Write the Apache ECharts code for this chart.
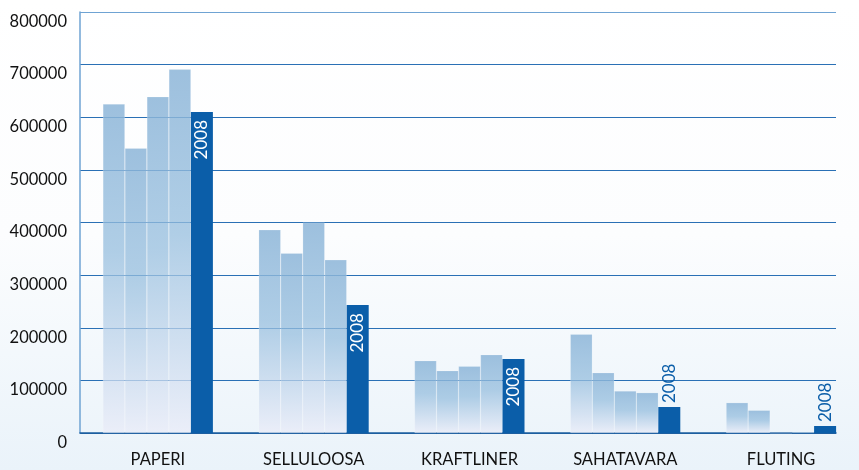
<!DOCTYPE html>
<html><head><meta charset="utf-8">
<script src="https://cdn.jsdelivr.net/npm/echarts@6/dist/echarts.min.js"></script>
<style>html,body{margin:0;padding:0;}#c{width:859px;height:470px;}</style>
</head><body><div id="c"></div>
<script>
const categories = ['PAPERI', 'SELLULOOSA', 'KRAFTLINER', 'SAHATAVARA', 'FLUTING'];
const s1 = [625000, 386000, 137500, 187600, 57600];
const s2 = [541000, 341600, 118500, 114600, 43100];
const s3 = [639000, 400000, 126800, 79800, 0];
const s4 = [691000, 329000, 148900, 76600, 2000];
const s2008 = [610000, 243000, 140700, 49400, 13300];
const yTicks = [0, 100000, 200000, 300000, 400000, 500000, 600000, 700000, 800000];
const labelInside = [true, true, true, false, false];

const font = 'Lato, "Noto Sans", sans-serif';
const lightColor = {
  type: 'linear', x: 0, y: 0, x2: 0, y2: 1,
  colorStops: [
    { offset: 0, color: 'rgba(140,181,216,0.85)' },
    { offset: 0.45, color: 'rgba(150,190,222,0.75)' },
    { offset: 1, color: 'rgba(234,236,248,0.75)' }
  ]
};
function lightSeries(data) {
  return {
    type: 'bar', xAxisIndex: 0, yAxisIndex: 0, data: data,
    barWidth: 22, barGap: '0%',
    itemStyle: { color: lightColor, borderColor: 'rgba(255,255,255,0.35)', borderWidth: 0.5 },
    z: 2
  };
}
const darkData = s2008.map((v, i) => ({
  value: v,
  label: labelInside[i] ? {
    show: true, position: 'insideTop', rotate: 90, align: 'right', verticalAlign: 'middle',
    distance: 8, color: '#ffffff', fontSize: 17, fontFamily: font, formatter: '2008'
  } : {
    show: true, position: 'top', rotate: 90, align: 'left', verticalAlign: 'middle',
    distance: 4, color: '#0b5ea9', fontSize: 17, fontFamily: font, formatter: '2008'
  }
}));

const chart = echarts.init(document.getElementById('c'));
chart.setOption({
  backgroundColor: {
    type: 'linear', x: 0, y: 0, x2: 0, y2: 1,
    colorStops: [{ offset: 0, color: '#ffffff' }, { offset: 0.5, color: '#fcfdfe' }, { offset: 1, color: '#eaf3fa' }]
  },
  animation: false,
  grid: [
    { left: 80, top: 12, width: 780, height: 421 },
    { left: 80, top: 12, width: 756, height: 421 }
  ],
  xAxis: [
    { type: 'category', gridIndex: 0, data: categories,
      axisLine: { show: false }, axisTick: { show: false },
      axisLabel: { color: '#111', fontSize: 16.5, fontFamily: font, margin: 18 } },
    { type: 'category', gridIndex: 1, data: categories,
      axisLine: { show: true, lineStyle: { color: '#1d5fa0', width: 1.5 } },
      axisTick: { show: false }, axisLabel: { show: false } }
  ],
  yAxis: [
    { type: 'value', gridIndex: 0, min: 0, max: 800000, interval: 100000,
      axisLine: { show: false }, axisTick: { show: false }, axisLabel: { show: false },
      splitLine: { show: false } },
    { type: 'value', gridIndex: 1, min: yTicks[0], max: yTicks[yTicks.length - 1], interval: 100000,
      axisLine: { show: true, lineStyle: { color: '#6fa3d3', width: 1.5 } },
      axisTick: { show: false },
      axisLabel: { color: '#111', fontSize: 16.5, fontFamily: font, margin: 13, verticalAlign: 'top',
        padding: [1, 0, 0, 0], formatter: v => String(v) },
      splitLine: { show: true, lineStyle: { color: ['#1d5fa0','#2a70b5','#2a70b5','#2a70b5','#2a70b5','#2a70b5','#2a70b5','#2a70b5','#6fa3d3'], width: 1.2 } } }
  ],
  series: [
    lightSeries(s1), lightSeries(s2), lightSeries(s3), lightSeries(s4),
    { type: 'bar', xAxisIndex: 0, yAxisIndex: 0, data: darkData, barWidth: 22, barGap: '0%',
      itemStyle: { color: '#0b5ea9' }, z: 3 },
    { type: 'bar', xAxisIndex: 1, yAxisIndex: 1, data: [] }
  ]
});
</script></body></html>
= = = =
Directions for this task
Using the material above, set down every line exactly, but skip the pictures.

In response
Write the Apache ECharts code for this chart.
<!DOCTYPE html>
<html><head><meta charset="utf-8">
<script src="https://cdn.jsdelivr.net/npm/echarts@6/dist/echarts.min.js"></script>
<style>html,body{margin:0;padding:0;}#c{width:859px;height:470px;}</style>
</head><body><div id="c"></div>
<script>
const categories = ['PAPERI', 'SELLULOOSA', 'KRAFTLINER', 'SAHATAVARA', 'FLUTING'];
const s1 = [625000, 386000, 137500, 187600, 57600];
const s2 = [541000, 341600, 118500, 114600, 43100];
const s3 = [639000, 400000, 126800, 79800, 0];
const s4 = [691000, 329000, 148900, 76600, 2000];
const s2008 = [610000, 243000, 140700, 49400, 13300];
const yTicks = [0, 100000, 200000, 300000, 400000, 500000, 600000, 700000, 800000];
const labelInside = [true, true, true, false, false];

const font = 'Lato, "Noto Sans", sans-serif';
const lightColor = {
  type: 'linear', x: 0, y: 0, x2: 0, y2: 1,
  colorStops: [
    { offset: 0, color: 'rgba(140,181,216,0.85)' },
    { offset: 0.45, color: 'rgba(150,190,222,0.75)' },
    { offset: 1, color: 'rgba(234,236,248,0.75)' }
  ]
};
function lightSeries(data) {
  return {
    type: 'bar', xAxisIndex: 0, yAxisIndex: 0, data: data,
    barWidth: 22, barGap: '0%',
    itemStyle: { color: lightColor, borderColor: 'rgba(255,255,255,0.35)', borderWidth: 0.5 },
    z: 2
  };
}
const darkData = s2008.map((v, i) => ({
  value: v,
  label: labelInside[i] ? {
    show: true, position: 'insideTop', rotate: 90, align: 'right', verticalAlign: 'middle',
    distance: 8, color: '#ffffff', fontSize: 17, fontFamily: font, formatter: '2008'
  } : {
    show: true, position: 'top', rotate: 90, align: 'left', verticalAlign: 'middle',
    distance: 4, color: '#0b5ea9', fontSize: 17, fontFamily: font, formatter: '2008'
  }
}));

const chart = echarts.init(document.getElementById('c'));
chart.setOption({
  backgroundColor: {
    type: 'linear', x: 0, y: 0, x2: 0, y2: 1,
    colorStops: [{ offset: 0, color: '#ffffff' }, { offset: 0.5, color: '#fcfdfe' }, { offset: 1, color: '#eaf3fa' }]
  },
  animation: false,
  grid: [
    { left: 80, top: 12, width: 780, height: 421 },
    { left: 80, top: 12, width: 756, height: 421 }
  ],
  xAxis: [
    { type: 'category', gridIndex: 0, data: categories,
      axisLine: { show: false }, axisTick: { show: false },
      axisLabel: { color: '#111', fontSize: 16.5, fontFamily: font, margin: 18 } },
    { type: 'category', gridIndex: 1, data: categories,
      axisLine: { show: true, lineStyle: { color: '#1d5fa0', width: 1.5 } },
      axisTick: { show: false }, axisLabel: { show: false } }
  ],
  yAxis: [
    { type: 'value', gridIndex: 0, min: 0, max: 800000, interval: 100000,
      axisLine: { show: false }, axisTick: { show: false }, axisLabel: { show: false },
      splitLine: { show: false } },
    { type: 'value', gridIndex: 1, min: yTicks[0], max: yTicks[yTicks.length - 1], interval: 100000,
      axisLine: { show: true, lineStyle: { color: '#6fa3d3', width: 1.5 } },
      axisTick: { show: false },
      axisLabel: { color: '#111', fontSize: 16.5, fontFamily: font, margin: 13, verticalAlign: 'top',
        padding: [1, 0, 0, 0], formatter: v => String(v) },
      splitLine: { show: true, lineStyle: { color: ['#1d5fa0','#2a70b5','#2a70b5','#2a70b5','#2a70b5','#2a70b5','#2a70b5','#2a70b5','#6fa3d3'], width: 1.2 } } }
  ],
  series: [
    lightSeries(s1), lightSeries(s2), lightSeries(s3), lightSeries(s4),
    { type: 'bar', xAxisIndex: 0, yAxisIndex: 0, data: darkData, barWidth: 22, barGap: '0%',
      itemStyle: { color: '#0b5ea9' }, z: 3 },
    { type: 'bar', xAxisIndex: 1, yAxisIndex: 1, data: [] }
  ]
});
</script></body></html>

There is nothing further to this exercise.